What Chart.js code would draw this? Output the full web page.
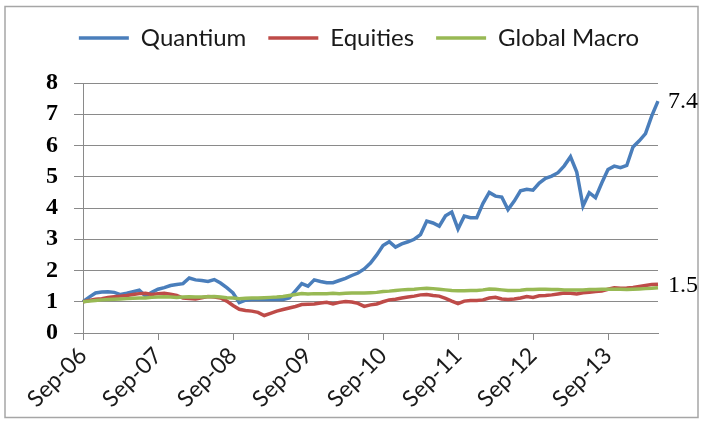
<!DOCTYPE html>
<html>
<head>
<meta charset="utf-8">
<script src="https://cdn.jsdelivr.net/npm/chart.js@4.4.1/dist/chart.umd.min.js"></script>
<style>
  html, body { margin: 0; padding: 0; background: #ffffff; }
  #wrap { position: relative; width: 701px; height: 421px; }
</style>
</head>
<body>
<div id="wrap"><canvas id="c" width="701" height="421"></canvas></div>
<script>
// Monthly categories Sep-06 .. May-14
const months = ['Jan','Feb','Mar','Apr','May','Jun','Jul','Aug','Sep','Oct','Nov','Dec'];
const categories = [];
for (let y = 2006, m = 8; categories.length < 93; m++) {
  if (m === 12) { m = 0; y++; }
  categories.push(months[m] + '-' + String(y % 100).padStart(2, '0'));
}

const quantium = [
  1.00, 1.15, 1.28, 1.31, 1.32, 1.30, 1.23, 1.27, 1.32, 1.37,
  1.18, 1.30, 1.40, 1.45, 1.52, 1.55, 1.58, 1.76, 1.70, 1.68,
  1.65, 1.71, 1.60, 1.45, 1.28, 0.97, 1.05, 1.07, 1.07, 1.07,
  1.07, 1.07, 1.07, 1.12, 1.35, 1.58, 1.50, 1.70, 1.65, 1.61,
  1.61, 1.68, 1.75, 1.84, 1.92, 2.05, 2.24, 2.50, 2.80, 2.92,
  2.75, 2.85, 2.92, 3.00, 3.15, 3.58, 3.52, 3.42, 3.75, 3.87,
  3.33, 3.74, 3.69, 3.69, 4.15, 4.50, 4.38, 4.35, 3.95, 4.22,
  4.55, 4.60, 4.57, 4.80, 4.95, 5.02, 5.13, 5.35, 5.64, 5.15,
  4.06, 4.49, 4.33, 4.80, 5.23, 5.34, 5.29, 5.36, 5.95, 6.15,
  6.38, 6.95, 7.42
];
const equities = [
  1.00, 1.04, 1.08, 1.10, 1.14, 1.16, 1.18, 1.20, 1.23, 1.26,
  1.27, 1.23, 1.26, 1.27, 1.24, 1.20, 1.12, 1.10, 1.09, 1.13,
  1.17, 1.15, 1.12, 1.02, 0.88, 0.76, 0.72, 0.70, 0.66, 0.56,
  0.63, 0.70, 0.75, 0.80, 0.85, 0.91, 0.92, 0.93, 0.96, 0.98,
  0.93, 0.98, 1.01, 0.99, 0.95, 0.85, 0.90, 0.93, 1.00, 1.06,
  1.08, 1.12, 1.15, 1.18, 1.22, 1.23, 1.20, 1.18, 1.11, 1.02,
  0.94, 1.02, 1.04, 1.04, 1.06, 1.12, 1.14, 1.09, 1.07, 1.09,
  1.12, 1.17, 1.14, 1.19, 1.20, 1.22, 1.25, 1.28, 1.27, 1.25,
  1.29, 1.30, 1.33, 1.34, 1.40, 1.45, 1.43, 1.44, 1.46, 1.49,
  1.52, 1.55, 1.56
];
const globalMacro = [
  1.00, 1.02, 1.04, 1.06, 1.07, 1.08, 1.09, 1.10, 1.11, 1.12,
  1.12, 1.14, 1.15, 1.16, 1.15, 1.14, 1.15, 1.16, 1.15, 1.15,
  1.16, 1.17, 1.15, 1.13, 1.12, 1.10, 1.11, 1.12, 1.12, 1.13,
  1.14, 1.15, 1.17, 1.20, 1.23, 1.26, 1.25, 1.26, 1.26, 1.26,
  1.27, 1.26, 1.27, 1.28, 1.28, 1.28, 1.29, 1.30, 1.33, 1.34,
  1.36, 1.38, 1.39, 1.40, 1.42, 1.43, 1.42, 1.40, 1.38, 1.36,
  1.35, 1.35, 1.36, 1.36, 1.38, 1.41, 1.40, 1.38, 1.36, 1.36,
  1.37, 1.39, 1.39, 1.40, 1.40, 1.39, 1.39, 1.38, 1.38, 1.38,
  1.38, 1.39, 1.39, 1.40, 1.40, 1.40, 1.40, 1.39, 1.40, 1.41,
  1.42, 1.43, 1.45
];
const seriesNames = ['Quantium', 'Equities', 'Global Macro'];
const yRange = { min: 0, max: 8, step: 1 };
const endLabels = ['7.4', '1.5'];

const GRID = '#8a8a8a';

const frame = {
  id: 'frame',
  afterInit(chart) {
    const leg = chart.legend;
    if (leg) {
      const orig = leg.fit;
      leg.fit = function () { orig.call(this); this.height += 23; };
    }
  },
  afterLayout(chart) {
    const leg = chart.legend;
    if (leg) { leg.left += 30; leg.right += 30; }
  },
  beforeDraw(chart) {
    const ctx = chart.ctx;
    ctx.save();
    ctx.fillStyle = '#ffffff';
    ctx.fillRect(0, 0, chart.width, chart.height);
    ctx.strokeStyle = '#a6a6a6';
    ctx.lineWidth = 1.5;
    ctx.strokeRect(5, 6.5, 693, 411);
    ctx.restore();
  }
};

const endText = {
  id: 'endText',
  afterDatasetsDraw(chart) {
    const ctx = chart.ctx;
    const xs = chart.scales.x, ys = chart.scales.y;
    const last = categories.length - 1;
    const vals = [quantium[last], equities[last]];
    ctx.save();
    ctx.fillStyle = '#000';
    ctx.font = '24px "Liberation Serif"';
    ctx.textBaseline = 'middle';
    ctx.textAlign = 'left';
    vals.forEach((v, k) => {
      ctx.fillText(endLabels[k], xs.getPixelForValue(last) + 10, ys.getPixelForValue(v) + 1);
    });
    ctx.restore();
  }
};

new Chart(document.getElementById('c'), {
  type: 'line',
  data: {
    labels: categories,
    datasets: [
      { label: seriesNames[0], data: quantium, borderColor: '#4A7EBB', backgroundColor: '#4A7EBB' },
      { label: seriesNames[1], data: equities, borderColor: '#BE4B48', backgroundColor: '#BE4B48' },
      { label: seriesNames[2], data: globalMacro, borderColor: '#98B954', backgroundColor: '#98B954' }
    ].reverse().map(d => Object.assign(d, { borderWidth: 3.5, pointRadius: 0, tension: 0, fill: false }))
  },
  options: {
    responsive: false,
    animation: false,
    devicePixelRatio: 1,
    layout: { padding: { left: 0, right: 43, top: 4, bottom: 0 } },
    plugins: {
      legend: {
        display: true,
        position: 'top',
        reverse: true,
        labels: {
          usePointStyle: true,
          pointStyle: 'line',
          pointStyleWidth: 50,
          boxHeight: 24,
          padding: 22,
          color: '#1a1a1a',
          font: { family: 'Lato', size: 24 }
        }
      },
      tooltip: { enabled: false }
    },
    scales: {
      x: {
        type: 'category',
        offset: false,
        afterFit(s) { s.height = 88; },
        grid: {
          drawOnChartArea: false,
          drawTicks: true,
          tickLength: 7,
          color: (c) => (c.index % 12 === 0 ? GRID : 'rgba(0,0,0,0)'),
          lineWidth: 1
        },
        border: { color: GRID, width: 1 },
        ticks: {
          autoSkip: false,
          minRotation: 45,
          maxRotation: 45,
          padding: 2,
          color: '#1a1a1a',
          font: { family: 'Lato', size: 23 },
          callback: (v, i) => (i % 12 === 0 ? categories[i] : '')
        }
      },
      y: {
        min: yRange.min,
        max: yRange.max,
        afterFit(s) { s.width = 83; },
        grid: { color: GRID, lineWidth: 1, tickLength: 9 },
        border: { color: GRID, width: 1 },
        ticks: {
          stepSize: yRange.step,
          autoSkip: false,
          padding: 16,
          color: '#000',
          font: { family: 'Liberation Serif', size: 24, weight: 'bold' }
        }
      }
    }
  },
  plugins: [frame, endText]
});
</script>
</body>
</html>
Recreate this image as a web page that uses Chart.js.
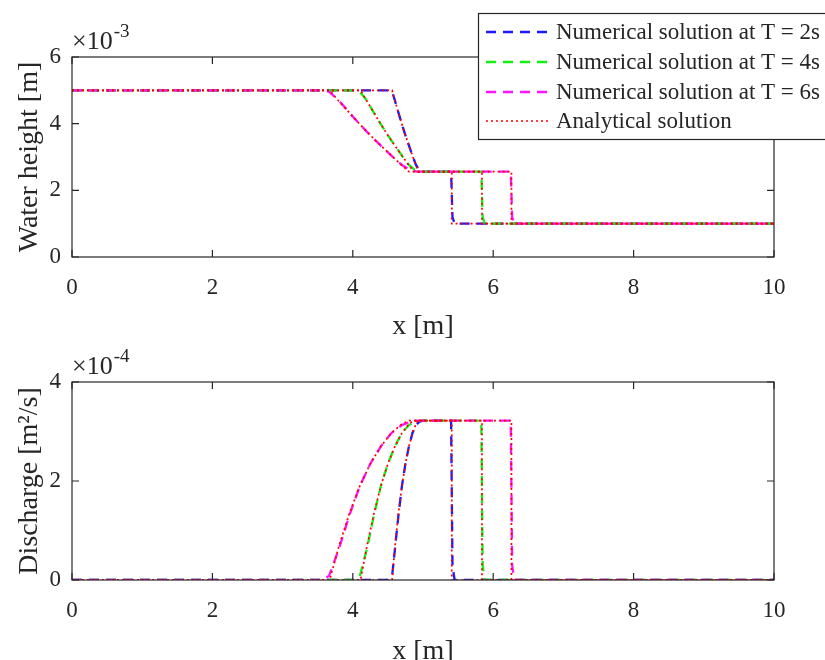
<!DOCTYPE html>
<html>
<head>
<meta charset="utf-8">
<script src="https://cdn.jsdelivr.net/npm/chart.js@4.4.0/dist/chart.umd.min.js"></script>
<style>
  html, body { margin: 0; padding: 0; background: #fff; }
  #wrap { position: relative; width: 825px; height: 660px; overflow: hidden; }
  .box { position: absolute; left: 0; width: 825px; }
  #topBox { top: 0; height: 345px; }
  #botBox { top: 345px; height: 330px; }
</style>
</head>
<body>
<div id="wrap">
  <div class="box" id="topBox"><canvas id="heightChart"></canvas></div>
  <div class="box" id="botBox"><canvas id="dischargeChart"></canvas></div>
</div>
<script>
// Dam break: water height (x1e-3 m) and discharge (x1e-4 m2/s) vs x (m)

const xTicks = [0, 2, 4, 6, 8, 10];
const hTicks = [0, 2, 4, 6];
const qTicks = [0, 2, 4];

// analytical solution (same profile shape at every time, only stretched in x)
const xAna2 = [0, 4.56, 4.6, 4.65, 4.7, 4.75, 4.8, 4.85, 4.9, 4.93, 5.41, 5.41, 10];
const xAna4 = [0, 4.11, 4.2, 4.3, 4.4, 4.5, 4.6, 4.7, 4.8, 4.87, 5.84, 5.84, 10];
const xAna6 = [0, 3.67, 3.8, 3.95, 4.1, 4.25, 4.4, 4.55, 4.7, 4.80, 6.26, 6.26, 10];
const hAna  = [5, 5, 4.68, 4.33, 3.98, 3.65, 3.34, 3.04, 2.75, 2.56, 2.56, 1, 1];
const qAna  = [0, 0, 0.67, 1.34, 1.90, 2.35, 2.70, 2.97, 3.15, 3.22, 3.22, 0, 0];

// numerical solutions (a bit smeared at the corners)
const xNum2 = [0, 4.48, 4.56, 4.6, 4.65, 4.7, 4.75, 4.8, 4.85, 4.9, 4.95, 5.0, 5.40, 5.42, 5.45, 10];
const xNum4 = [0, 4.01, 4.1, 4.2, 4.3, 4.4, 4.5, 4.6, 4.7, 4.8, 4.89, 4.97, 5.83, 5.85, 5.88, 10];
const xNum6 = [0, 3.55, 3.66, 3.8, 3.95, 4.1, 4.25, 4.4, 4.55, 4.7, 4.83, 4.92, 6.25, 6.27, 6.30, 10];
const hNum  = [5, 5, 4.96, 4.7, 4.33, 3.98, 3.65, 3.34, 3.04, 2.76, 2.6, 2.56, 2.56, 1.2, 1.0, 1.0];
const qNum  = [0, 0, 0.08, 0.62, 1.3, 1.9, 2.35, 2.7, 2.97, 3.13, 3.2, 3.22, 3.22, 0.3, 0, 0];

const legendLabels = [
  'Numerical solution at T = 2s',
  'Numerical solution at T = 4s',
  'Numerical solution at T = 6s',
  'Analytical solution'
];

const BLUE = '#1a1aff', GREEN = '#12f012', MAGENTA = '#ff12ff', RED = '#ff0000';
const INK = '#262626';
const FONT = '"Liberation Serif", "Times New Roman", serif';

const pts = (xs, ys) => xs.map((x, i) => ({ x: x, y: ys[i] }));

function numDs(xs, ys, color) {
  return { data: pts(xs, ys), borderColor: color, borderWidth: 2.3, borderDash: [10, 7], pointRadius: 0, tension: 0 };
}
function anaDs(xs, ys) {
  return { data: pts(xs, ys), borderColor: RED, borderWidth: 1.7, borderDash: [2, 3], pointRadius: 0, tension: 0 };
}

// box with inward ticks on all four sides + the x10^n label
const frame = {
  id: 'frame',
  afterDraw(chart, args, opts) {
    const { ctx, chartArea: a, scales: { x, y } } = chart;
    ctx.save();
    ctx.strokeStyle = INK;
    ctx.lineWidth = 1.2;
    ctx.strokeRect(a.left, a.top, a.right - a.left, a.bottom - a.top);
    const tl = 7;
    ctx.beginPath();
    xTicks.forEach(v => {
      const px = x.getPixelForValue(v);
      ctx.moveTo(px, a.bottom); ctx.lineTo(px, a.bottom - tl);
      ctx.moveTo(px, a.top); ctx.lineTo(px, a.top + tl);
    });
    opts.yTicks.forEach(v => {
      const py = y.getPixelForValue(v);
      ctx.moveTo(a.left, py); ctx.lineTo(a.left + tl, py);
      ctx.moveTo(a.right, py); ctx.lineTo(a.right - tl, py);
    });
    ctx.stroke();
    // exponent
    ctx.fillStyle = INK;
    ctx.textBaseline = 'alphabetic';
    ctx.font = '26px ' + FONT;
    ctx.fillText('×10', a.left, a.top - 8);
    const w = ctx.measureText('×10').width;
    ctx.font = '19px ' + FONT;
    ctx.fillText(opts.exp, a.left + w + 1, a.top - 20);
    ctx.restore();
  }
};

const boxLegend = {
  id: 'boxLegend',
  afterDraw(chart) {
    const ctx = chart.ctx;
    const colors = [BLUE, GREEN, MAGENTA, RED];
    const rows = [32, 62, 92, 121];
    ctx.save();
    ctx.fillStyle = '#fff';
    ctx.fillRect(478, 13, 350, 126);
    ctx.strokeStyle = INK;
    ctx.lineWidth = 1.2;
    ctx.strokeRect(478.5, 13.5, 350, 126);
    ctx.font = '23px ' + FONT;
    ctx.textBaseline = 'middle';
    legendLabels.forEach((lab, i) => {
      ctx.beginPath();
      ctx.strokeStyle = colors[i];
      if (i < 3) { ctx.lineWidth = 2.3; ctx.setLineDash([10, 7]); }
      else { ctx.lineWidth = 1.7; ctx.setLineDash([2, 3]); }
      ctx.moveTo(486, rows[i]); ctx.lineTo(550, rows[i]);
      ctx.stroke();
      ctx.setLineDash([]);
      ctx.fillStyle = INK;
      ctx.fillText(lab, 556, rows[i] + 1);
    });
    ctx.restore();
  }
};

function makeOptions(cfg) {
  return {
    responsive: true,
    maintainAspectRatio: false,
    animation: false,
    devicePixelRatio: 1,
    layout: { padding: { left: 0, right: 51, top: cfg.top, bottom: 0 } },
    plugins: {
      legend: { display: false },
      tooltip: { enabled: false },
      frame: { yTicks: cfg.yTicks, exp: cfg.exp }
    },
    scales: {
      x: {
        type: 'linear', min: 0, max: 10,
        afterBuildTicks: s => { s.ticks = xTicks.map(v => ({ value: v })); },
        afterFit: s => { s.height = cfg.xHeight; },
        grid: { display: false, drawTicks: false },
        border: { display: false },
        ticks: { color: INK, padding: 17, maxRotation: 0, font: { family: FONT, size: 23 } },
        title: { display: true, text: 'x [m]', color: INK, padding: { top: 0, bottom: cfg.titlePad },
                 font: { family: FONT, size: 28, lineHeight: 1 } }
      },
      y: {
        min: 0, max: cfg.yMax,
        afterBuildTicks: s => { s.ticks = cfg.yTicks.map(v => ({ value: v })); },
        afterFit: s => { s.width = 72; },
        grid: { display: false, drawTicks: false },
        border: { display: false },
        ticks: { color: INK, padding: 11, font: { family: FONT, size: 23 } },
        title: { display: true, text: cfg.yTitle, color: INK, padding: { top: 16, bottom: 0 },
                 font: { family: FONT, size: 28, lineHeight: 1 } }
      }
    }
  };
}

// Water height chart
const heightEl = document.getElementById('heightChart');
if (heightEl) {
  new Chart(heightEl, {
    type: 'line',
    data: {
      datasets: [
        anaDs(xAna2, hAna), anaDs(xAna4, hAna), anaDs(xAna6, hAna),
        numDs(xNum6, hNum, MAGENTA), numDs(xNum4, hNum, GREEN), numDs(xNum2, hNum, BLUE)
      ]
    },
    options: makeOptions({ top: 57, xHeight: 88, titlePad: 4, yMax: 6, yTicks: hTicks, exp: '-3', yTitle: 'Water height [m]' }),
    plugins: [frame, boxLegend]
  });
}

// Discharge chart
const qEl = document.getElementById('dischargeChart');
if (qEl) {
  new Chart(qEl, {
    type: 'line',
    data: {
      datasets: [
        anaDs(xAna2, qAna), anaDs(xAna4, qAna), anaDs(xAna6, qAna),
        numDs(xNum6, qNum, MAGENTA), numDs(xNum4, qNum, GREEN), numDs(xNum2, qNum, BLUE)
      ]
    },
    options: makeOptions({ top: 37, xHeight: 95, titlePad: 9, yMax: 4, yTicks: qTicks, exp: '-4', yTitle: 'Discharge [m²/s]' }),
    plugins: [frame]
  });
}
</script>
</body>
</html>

************

-- OBJECTIVE --
Among the records above, locate the line containing "Recreate this image" and the line containing "m2/s) vs x (m)", then transcribe exactly the lines starting at the first and ending at the second, with no pictures.

-- ANSWER TO THIS PROBLEM --
Recreate this image as a web page that uses Chart.js.
<!DOCTYPE html>
<html>
<head>
<meta charset="utf-8">
<script src="https://cdn.jsdelivr.net/npm/chart.js@4.4.0/dist/chart.umd.min.js"></script>
<style>
  html, body { margin: 0; padding: 0; background: #fff; }
  #wrap { position: relative; width: 825px; height: 660px; overflow: hidden; }
  .box { position: absolute; left: 0; width: 825px; }
  #topBox { top: 0; height: 345px; }
  #botBox { top: 345px; height: 330px; }
</style>
</head>
<body>
<div id="wrap">
  <div class="box" id="topBox"><canvas id="heightChart"></canvas></div>
  <div class="box" id="botBox"><canvas id="dischargeChart"></canvas></div>
</div>
<script>
// Dam break: water height (x1e-3 m) and discharge (x1e-4 m2/s) vs x (m)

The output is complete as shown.